▸ Exercise brief
State how many lines of the entries hold the string "this". Reply with the number alone.

▸ Dataset excerpts
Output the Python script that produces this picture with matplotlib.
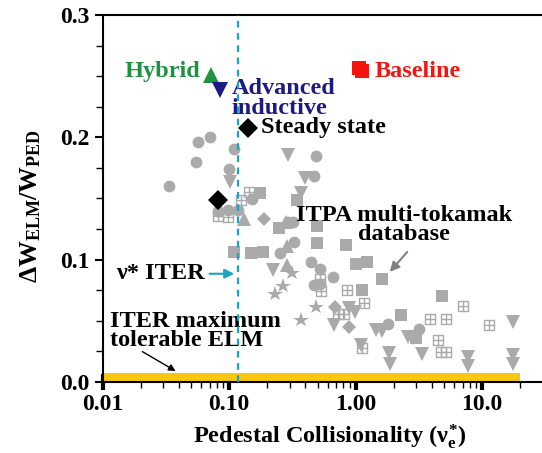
import numpy as np
import matplotlib
matplotlib.use("Agg")
import matplotlib.pyplot as plt
from matplotlib.path import Path

plt.rcParams['font.family'] = ['Liberation Serif', 'DejaVu Serif']
plt.rcParams['font.weight'] = 'bold'
plt.rcParams['mathtext.fontset'] = 'custom'
plt.rcParams['mathtext.rm'] = 'Liberation Serif:bold'
plt.rcParams['mathtext.it'] = 'Liberation Serif:bold'
plt.rcParams['mathtext.bf'] = 'Liberation Serif:bold'

# ---------------- data ----------------
circ_x = [0.0564, 0.0705, 0.0545, 0.0334, 0.110, 0.1005, 0.484, 0.472, 0.1507, 0.082, 0.097, 0.118,
          0.290, 0.321, 0.327, 0.254, 0.440, 0.519, 0.656, 0.468, 0.522, 1.81, 3.18]
circ_y = [0.1958, 0.2005, 0.180, 0.1604, 0.1903, 0.174, 0.185, 0.1688, 0.1498, 0.1398, 0.1404, 0.1405,
          0.131, 0.1304, 0.1147, 0.1052, 0.0981, 0.0922, 0.0859, 0.0796, 0.0805, 0.0477, 0.0431]

tdn_x = [0.102, 0.294, 0.399, 0.367, 0.221, 0.678, 0.881, 0.986, 1.435, 1.614, 2.58, 2.85, 1.10,
         1.83, 1.86, 3.37, 7.76, 7.76, 17.5, 17.4, 17.4]
tdn_y = [0.1635, 0.1856, 0.1666, 0.1547, 0.0916, 0.0462, 0.0605, 0.0575, 0.0423, 0.0417, 0.0368, 0.0357,
         0.0303, 0.0235, 0.0150, 0.0225, 0.0204, 0.0131, 0.0493, 0.0221, 0.0150]

tup_x = [0.132, 0.281, 0.284, 0.286]
tup_y = [0.1329, 0.1308, 0.1112, 0.0953]

dia_x = [0.1895, 0.685, 0.885]
dia_y = [0.1333, 0.0616, 0.045]

sq_x = [0.175, 0.344, 0.249, 0.497, 0.109, 0.150, 0.186, 0.493, 0.844, 1.005, 1.236, 1.62, 1.127,
        2.28, 4.84, 2.98]
sq_y = [0.1543, 0.1488, 0.1259, 0.1276, 0.1065, 0.1057, 0.1063, 0.1138, 0.1116, 0.0962, 0.0977,
        0.0840, 0.0752, 0.0548, 0.0703, 0.0357]

grid_x = [0.1434, 0.125, 0.0823, 0.0978, 0.522, 0.527, 0.861, 1.17, 0.729, 0.808, 1.13, 3.87, 5.13,
          7.03, 11.4, 4.45, 4.72, 5.20]
grid_y = [0.1554, 0.1488, 0.1361, 0.1349, 0.0842, 0.0742, 0.0752, 0.0646, 0.0552, 0.0552, 0.0276,
          0.0518, 0.0519, 0.0619, 0.0462, 0.0343, 0.0248, 0.0248]

star_x = [0.312, 0.266, 0.232, 0.484, 0.367]
star_y = [0.0895, 0.0785, 0.0722, 0.0609, 0.0503]

hybrid = (0.0715, 0.2506)
adv_ind = (0.0845, 0.239)
baseline_x = [1.07, 1.13]
baseline_y = [0.257, 0.254]
steady_x = [0.1416, 0.0811]
steady_y = [0.2074, 0.1488]

nu_iter = 0.118
elm_tol = 0.0076
elm_xrange = (0.01, 20)

xticks = [0.01, 0.1, 1, 10]
xticklabels = ['0.01', '0.10', '1.00', '10.0']
yticks = [0.0, 0.1, 0.2, 0.3]
yticklabels = ['0.0', '0.1', '0.2', '0.3']

# ---------------- figure ----------------
W, H = 542, 453
fig = plt.figure(figsize=(W / 100, H / 100), dpi=100)
L, R, T, B = 102.7, 560, 15, 382
ax = fig.add_axes([L / W, (H - B) / H, (R - L) / W, (B - T) / H])
ax.set_xscale('log')
ax.set_xlim(0.01, 10 ** ((R - L) / 126.5 - 2))
ax.set_ylim(0, 0.3)

grey = '#aaaaaa'
ms = 8.5
ax.plot(circ_x, circ_y, 'o', color=grey, ms=ms, mew=0, zorder=3)
ax.plot(tdn_x, tdn_y, 'v', color=grey, ms=ms + 1.5, mew=0, zorder=3)
ax.plot(tup_x, tup_y, '^', color=grey, ms=ms + 1.5, mew=0, zorder=3)
ax.plot(dia_x, dia_y, 'D', color=grey, ms=ms - 1, mew=0, zorder=3)
ax.plot(sq_x, sq_y, 's', color=grey, ms=ms - 0.5, mew=0, zorder=3)
ax.plot(star_x, star_y, '*', color=grey, ms=ms + 3, mew=0, zorder=3)

gpath = Path([(-1, -1), (1, -1), (1, 1), (-1, 1), (-1, -1), (0, -1), (0, 1), (-1, 0), (1, 0)],
             [Path.MOVETO, Path.LINETO, Path.LINETO, Path.LINETO, Path.CLOSEPOLY,
              Path.MOVETO, Path.LINETO, Path.MOVETO, Path.LINETO])
ax.plot(grid_x, grid_y, linestyle='none', marker=gpath, mfc='none', mec=grey, ms=ms - 1, mew=1.0,
        zorder=3)

# ELM band
ax.fill_between(elm_xrange, 0, elm_tol, color='#f9c70f', lw=0, zorder=2)

# nu* ITER line
ax.axvline(nu_iter, color='#1ea3c6', ls=(0, (3, 2.5)), lw=1.6, zorder=4)

# scenario markers
ax.plot(*hybrid, '^', color='#1f9341', ms=12, mew=0, zorder=5)
ax.plot(*adv_ind, 'v', color='#1d1a86', ms=12, mew=0, zorder=5)
ax.plot(baseline_x, baseline_y, 's', color='#f5140f', ms=10, mew=0, zorder=5)
ax.plot(steady_x, steady_y, 'D', color='black', ms=10, mew=0, zorder=5)

fs = 17.5
ax.text(0.0588, 0.2535, 'Hybrid', color='#1f9341', fontsize=fs, fontweight='bold', ha='right',
        va='center')
ax.text(0.105, 0.232, 'Advanced\ninductive', color='#1d1a86', fontsize=fs, fontweight='bold',
        ha='left', va='center', linespacing=0.92)
ax.text(1.42, 0.2535, 'Baseline', color='#f5140f', fontsize=fs, fontweight='bold', ha='left',
        va='center')
ax.text(0.178, 0.2077, 'Steady state', color='black', fontsize=fs, fontweight='bold', ha='left',
        va='center')
ax.text(2.41, 0.1285, 'ITPA multi-tokamak\ndatabase', color='black', fontsize=fs, fontweight='bold',
        ha='center', va='center', linespacing=0.85)
ax.annotate('', xy=(1.80, 0.0883), xytext=(2.64, 0.108),
            arrowprops=dict(arrowstyle='-|>', color='#808080', lw=1.5, mutation_scale=14))
ax.text(0.0644, 0.0885, 'ν* ITER', color='black', fontsize=fs, fontweight='bold', ha='right',
        va='center')
ax.annotate('', xy=(0.1153, 0.0885), xytext=(0.0665, 0.0885),
            arrowprops=dict(arrowstyle='-|>', color='#1ea3c6', lw=1.5, mutation_scale=14))
ax.text(0.01142, 0.0417, 'ITER maximum\ntolerable ELM', color='black', fontsize=fs,
        fontweight='bold', ha='left', va='center', linespacing=0.92)
ax.annotate('', xy=(0.0394, 0.0078), xytext=(0.0197, 0.026),
            arrowprops=dict(arrowstyle='-|>', color='black', lw=1.0, mutation_scale=10))

# axes styling
for s in ['left', 'bottom', 'top', 'right']:
    ax.spines[s].set_linewidth(1.5)
ax.set_xticks(xticks)
ax.set_xticklabels(xticklabels)
ax.set_yticks(yticks)
ax.set_yticklabels(yticklabels)
ax.set_yticks(np.arange(0, 0.301, 0.025), minor=True)
ax.tick_params(axis='x', which='major', direction='inout', length=12, width=3, labelsize=17, pad=3)
ax.tick_params(axis='x', which='minor', direction='out', length=4, width=1)
ax.tick_params(axis='y', which='major', direction='out', length=6, width=1.5, labelsize=17)
ax.tick_params(axis='y', which='minor', direction='out', length=5, width=1)
for lab in ax.get_xticklabels() + ax.get_yticklabels():
    lab.set_fontweight('bold')

fig.text(330 / W, 1 - 437 / H, r'Pedestal Collisionality ($\nu_{\mathrm{e}}^{*}$)', fontsize=17.5,
         fontweight='bold', ha='center', va='center')
fig.text(31 / W, 1 - 206 / H, r'$\Delta\mathrm{W}_{\mathrm{ELM}}/\mathrm{W}_{\mathrm{PED}}$',
         fontsize=18.5, fontweight='bold', ha='center', va='center', rotation=90)

fig.savefig('out.png', dpi=100)
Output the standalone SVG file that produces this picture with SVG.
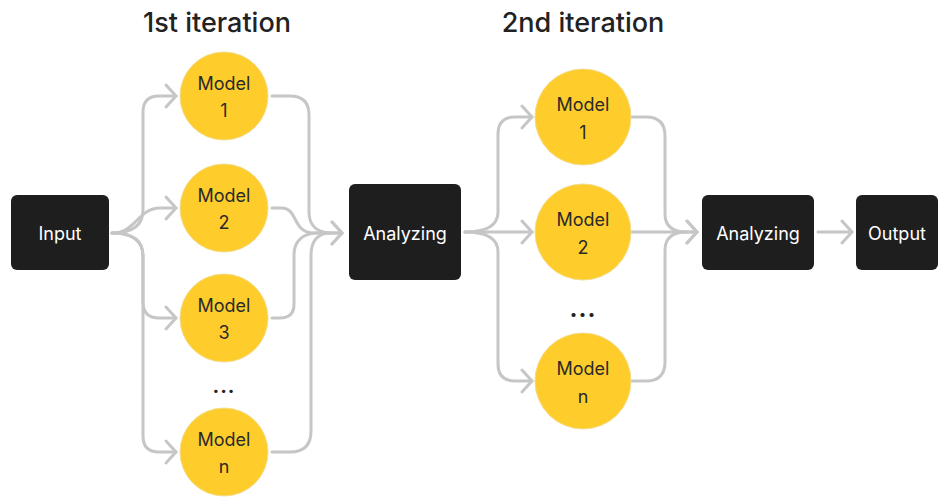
<svg xmlns="http://www.w3.org/2000/svg" width="943" height="498" viewBox="0 0 943 498">
<style>
.box{fill:#1e1e1e;}
.btxt{fill:#ffffff;font-family:Inter,"Liberation Sans",sans-serif;font-size:18px;text-anchor:middle;dominant-baseline:central;}
.circ{fill:#fecd2b;stroke:#f3dc8c;stroke-width:1;}
.ctxt{fill:#2a2a2a;font-family:Inter,"Liberation Sans",sans-serif;font-size:18px;text-anchor:middle;dominant-baseline:central;}
.title{fill:#222222;font-family:Inter,"Liberation Sans",sans-serif;font-size:27px;font-weight:500;text-anchor:middle;}
.dots{fill:#222222;font-family:Inter,"Liberation Sans",sans-serif;font-weight:700;text-anchor:middle;letter-spacing:1px;}
.conn{fill:none;stroke:#c6c6c6;stroke-width:3;stroke-linecap:round;stroke-linejoin:round;}
</style>
<defs>
<marker id="arr" markerUnits="userSpaceOnUse" markerWidth="16" markerHeight="26" refX="12" refY="13" orient="auto">
<path d="M2,2 L12,13 L2,24" fill="none" stroke="#c6c6c6" stroke-width="3" stroke-linecap="round" stroke-linejoin="round"/>
</marker>
</defs>

<text class="title" x="217" y="32">1st iteration</text>
<text class="title" x="583" y="32">2nd iteration</text>

<g id="connectors">
<path class="conn" marker-end="url(#arr)" d="M112,233 C132,233 143,226 143,210 L143,112 Q143,96 159,96 L176,96"/>
<path class="conn" marker-end="url(#arr)" d="M112,233 C136,233 138,208 160,208 L176,208"/>
<path class="conn" marker-end="url(#arr)" d="M112,233 C132,233 143,240 143,256 L143,302 Q143,318 159,318 L176,318"/>
<path class="conn" marker-end="url(#arr)" d="M112,233 C132,233 143,240 143,256 L143,436 Q143,452 159,452 L176,452"/>

<path class="conn" marker-end="url(#arr)" d="M272,96 L290,96 Q309,96 309,115 L309,212 C309,226 318,233 332,233 L342,233"/>
<path class="conn" marker-end="url(#arr)" d="M272,208 L282,208 C298,208 292,233 314,233 L342,233"/>
<path class="conn" d="M272,318 L280,318 Q294,318 294,304 L294,255 C294,240 304,233 318,233"/>
<path class="conn" d="M272,452 L290,452 Q311,452 311,431 L311,255 C311,241 318,233 330,233"/>

<path class="conn" marker-end="url(#arr)" d="M465,232 C485,232 498,226 498,212 L498,134 Q498,117 515,117 L532,117"/>
<path class="conn" marker-end="url(#arr)" d="M465,232 L532,232"/>
<path class="conn" marker-end="url(#arr)" d="M465,232 C485,232 498,238 498,252 L498,364 Q498,381 515,381 L532,381"/>

<path class="conn" marker-end="url(#arr)" d="M632,117 L646,117 Q665,117 665,136 L665,214 C665,227 674,232 687,232 L697,232"/>
<path class="conn" marker-end="url(#arr)" d="M632,232 L697,232"/>
<path class="conn" d="M632,381 L646,381 Q665,381 665,362 L665,250 C665,237 674,232 687,232"/>

<path class="conn" marker-end="url(#arr)" d="M818,232 L852,232"/>
</g>

<g id="input"><rect class="box" x="11" y="195" width="98" height="75" rx="6"/><text class="btxt" x="60" y="233">Input</text></g>

<g id="m1-1"><circle class="circ" cx="224" cy="96" r="44"/><text class="ctxt" x="224" y="83">Model</text><text class="ctxt" x="224" y="110">1</text></g>
<g id="m1-2"><circle class="circ" cx="224" cy="208" r="44"/><text class="ctxt" x="224" y="195">Model</text><text class="ctxt" x="224" y="222">2</text></g>
<g id="m1-3"><circle class="circ" cx="224" cy="318" r="44"/><text class="ctxt" x="224" y="305">Model</text><text class="ctxt" x="224" y="332">3</text></g>
<g id="dots1"><text class="dots" x="224" y="393" font-size="20">...</text></g>
<g id="m1-n"><circle class="circ" cx="224" cy="452" r="44"/><text class="ctxt" x="224" y="439">Model</text><text class="ctxt" x="224" y="466">n</text></g>

<g id="analyzing1"><rect class="box" x="349" y="184" width="112" height="96" rx="6"/><text class="btxt" x="405" y="233">Analyzing</text></g>

<g id="m2-1"><circle class="circ" cx="583" cy="117" r="48"/><text class="ctxt" x="583" y="104">Model</text><text class="ctxt" x="583" y="132">1</text></g>
<g id="m2-2"><circle class="circ" cx="583" cy="232" r="48"/><text class="ctxt" x="583" y="219">Model</text><text class="ctxt" x="583" y="247">2</text></g>
<g id="dots2"><text class="dots" x="583" y="317" font-size="24">...</text></g>
<g id="m2-n"><circle class="circ" cx="583" cy="381" r="48"/><text class="ctxt" x="583" y="368">Model</text><text class="ctxt" x="583" y="396">n</text></g>

<g id="analyzing2"><rect class="box" x="702" y="195" width="112" height="75" rx="6"/><text class="btxt" x="758" y="233">Analyzing</text></g>
<g id="output"><rect class="box" x="856" y="195" width="82" height="75" rx="6"/><text class="btxt" x="897" y="233">Output</text></g>
</svg>
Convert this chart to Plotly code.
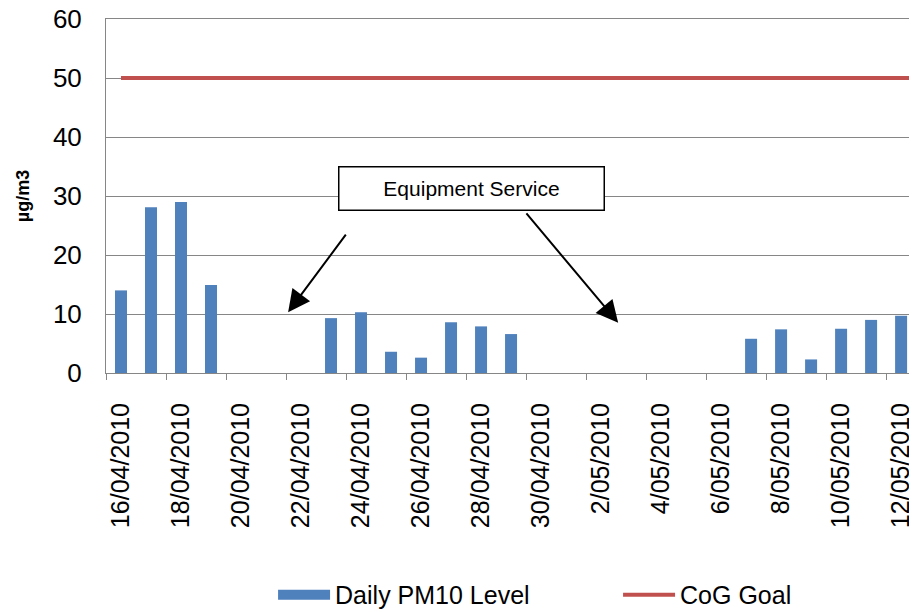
import plotly.graph_objects as go

dates = ["16/04/2010", "17/04/2010", "18/04/2010", "19/04/2010", "20/04/2010",
         "21/04/2010", "22/04/2010", "23/04/2010", "24/04/2010", "25/04/2010",
         "26/04/2010", "27/04/2010", "28/04/2010", "29/04/2010", "30/04/2010",
         "1/05/2010", "2/05/2010", "3/05/2010", "4/05/2010", "5/05/2010",
         "6/05/2010", "7/05/2010", "8/05/2010", "9/05/2010", "10/05/2010",
         "11/05/2010", "12/05/2010", "13/05/2010"]
pm10 = [14, 28.1, 29, 14.9, None, None, None, 9.3, 10.3, 3.6, 2.6, 8.6, 7.9,
        6.6, None, None, None, None, None, None, None, 5.8, 7.4, 2.3, 7.5, 9.0,
        9.7, None]
goal = [50] * len(dates)

idx = list(range(len(dates)))
label_idx = idx[0:27:2]
label_txt = [dates[i] for i in label_idx]
boundaries = [i - 0.5 for i in idx[0:28:2]]

BLUE = "#4F81BD"
RED = "#C0504D"
axis_grey = "#868686"

fig = go.Figure()
fig.add_trace(go.Bar(x=idx, y=pm10, name="Daily PM10 Level", width=0.4,
                     marker=dict(color=BLUE, line=dict(width=0)),
                     showlegend=False, legendgroup="pm"))
# legend proxy for the bar series (wide rectangle swatch)
fig.add_trace(go.Scatter(x=[None], y=[None], name="Daily PM10 Level",
                         mode="lines", line=dict(color=BLUE, width=14),
                         legendgroup="pm", legendwidth=278))
fig.add_trace(go.Scatter(x=idx, y=goal, name="CoG Goal", mode="lines",
                         line=dict(color=RED, width=4)))
# boundary tick marks on an overlaid axis
fig.add_trace(go.Scatter(x=[None], y=[None], xaxis="x2", showlegend=False,
                         hoverinfo="skip"))

fig.update_layout(
    template="none",
    width=917, height=612,
    margin=dict(l=98, r=8, t=11, b=247, autoexpand=False),
    plot_bgcolor="white", paper_bgcolor="white",
    font=dict(family="Liberation Sans, Arial, sans-serif", color="black"),
    showlegend=True,
    legend=dict(orientation="h", x=0.206, xanchor="left", y=-0.627,
                yanchor="middle", font=dict(size=25), itemwidth=52,
                traceorder="normal", bgcolor="rgba(0,0,0,0)"),
    xaxis=dict(range=[-0.5, 26.53], tickmode="array", tickvals=label_idx,
               ticktext=label_txt, tickangle=-90, ticks="",
               tickfont=dict(size=25), ticklabelstandoff=19,
               showline=True, mirror=True, linecolor=axis_grey, linewidth=1,
               showgrid=False, zeroline=False, automargin=False),
    xaxis2=dict(range=[-0.5, 26.53], overlaying="x", anchor="y",
                side="bottom", tickmode="array", tickvals=boundaries,
                showticklabels=False, ticks="outside", ticklen=6,
                tickcolor=axis_grey, tickwidth=1, showgrid=False,
                zeroline=False, showline=False, automargin=False),
    yaxis=dict(range=[0, 60], tickvals=[0, 10, 20, 30, 40, 50, 60],
               tickfont=dict(size=26), ticks="", ticklabelstandoff=18,
               ticklabeloverflow="allow",
               showline=True, linecolor=axis_grey, linewidth=1,
               showgrid=True, gridcolor=axis_grey, gridwidth=1,
               zeroline=False, automargin=False,
               title=dict(text="<b>µg/m3</b>", font=dict(size=18),
                          standoff=18)),
    annotations=[
        dict(x=11.67, y=31.2, xref="x", yref="y", text="Equipment Service",
             showarrow=False, font=dict(size=21, color="black"),
             bgcolor="white", bordercolor="black", borderwidth=1.5,
             width=264, height=42, borderpad=0),
        dict(x=5.57, y=10.3, ax=7.53, ay=23.7, xref="x", yref="y",
             axref="x", ayref="y", text="", showarrow=True, arrowhead=2,
             arrowsize=2.2, arrowwidth=2, arrowcolor="black"),
        dict(x=16.57, y=8.5, ax=13.47, ay=27.3, xref="x", yref="y",
             axref="x", ayref="y", text="", showarrow=True, arrowhead=2,
             arrowsize=2.2, arrowwidth=2, arrowcolor="black"),
    ],
)

fig.write_html("out.html")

▸ Written solution
3